Task to carry out: Copy every line from the records below that holds the word "this".

Given information:
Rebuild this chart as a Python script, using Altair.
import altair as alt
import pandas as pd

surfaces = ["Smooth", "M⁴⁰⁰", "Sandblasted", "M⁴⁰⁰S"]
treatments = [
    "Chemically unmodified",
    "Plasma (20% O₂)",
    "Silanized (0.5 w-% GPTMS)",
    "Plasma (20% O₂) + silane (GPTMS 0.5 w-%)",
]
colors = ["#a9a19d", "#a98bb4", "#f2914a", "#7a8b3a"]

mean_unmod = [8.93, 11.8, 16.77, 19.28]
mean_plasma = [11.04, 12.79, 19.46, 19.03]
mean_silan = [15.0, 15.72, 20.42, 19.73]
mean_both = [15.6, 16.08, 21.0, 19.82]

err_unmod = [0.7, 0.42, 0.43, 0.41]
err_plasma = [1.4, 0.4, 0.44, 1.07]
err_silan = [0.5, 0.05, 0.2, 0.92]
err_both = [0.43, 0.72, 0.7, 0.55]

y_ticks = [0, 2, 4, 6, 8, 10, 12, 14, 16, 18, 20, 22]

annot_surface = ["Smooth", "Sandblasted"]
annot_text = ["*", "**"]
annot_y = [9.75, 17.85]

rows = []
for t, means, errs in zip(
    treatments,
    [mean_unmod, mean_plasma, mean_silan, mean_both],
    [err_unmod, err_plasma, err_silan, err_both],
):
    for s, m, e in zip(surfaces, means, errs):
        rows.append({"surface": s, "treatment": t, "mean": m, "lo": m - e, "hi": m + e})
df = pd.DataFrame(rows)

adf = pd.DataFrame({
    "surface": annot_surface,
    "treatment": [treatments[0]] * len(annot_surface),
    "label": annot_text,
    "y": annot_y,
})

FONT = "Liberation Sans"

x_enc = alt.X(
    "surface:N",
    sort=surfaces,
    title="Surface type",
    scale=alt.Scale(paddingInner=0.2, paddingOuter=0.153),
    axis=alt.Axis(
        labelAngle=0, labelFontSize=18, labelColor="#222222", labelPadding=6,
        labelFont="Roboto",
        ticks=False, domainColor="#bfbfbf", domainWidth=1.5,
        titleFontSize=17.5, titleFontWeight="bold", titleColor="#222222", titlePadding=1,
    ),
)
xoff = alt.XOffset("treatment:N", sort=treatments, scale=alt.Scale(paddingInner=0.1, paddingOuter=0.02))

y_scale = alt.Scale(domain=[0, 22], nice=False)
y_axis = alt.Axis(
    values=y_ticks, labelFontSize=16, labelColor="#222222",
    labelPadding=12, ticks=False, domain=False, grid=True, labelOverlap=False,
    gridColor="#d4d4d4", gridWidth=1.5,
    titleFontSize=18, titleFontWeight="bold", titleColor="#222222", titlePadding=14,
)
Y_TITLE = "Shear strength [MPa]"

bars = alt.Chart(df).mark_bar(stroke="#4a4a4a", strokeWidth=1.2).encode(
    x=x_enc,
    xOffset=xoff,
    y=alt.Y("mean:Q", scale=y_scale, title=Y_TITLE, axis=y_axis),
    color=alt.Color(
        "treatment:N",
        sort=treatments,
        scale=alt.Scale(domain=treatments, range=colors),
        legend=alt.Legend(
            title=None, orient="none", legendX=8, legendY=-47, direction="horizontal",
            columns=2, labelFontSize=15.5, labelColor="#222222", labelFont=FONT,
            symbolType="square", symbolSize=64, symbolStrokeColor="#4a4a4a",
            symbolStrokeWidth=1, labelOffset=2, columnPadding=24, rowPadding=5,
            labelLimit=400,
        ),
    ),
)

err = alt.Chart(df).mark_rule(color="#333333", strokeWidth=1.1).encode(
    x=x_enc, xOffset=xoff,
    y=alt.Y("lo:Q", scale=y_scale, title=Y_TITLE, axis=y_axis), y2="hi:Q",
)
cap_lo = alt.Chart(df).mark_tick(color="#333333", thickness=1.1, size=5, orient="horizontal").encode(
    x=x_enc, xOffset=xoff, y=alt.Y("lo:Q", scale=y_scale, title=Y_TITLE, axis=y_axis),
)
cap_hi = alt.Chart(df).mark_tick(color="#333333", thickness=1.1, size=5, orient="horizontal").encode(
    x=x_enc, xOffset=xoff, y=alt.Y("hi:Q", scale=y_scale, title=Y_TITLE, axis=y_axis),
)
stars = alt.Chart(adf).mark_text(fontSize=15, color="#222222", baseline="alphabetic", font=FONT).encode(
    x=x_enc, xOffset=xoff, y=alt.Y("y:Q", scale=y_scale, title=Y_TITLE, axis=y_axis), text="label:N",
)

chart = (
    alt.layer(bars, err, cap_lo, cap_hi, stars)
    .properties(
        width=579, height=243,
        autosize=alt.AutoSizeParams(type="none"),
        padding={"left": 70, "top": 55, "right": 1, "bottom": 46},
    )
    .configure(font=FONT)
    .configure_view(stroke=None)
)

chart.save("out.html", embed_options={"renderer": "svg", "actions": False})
==
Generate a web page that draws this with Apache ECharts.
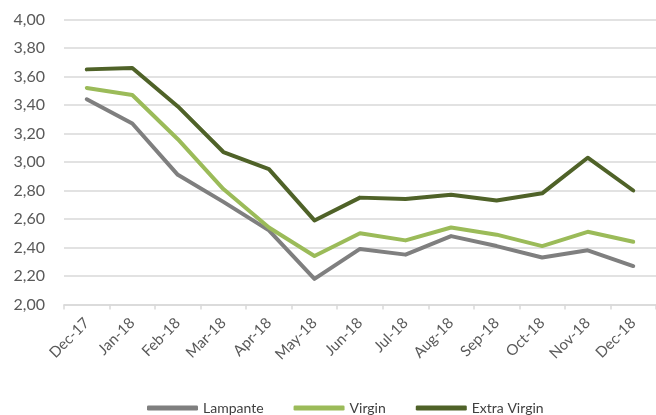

Solved exercise:
Rebuild this chart as a Python script, using Altair.
Generate a web page that draws this with Apache ECharts.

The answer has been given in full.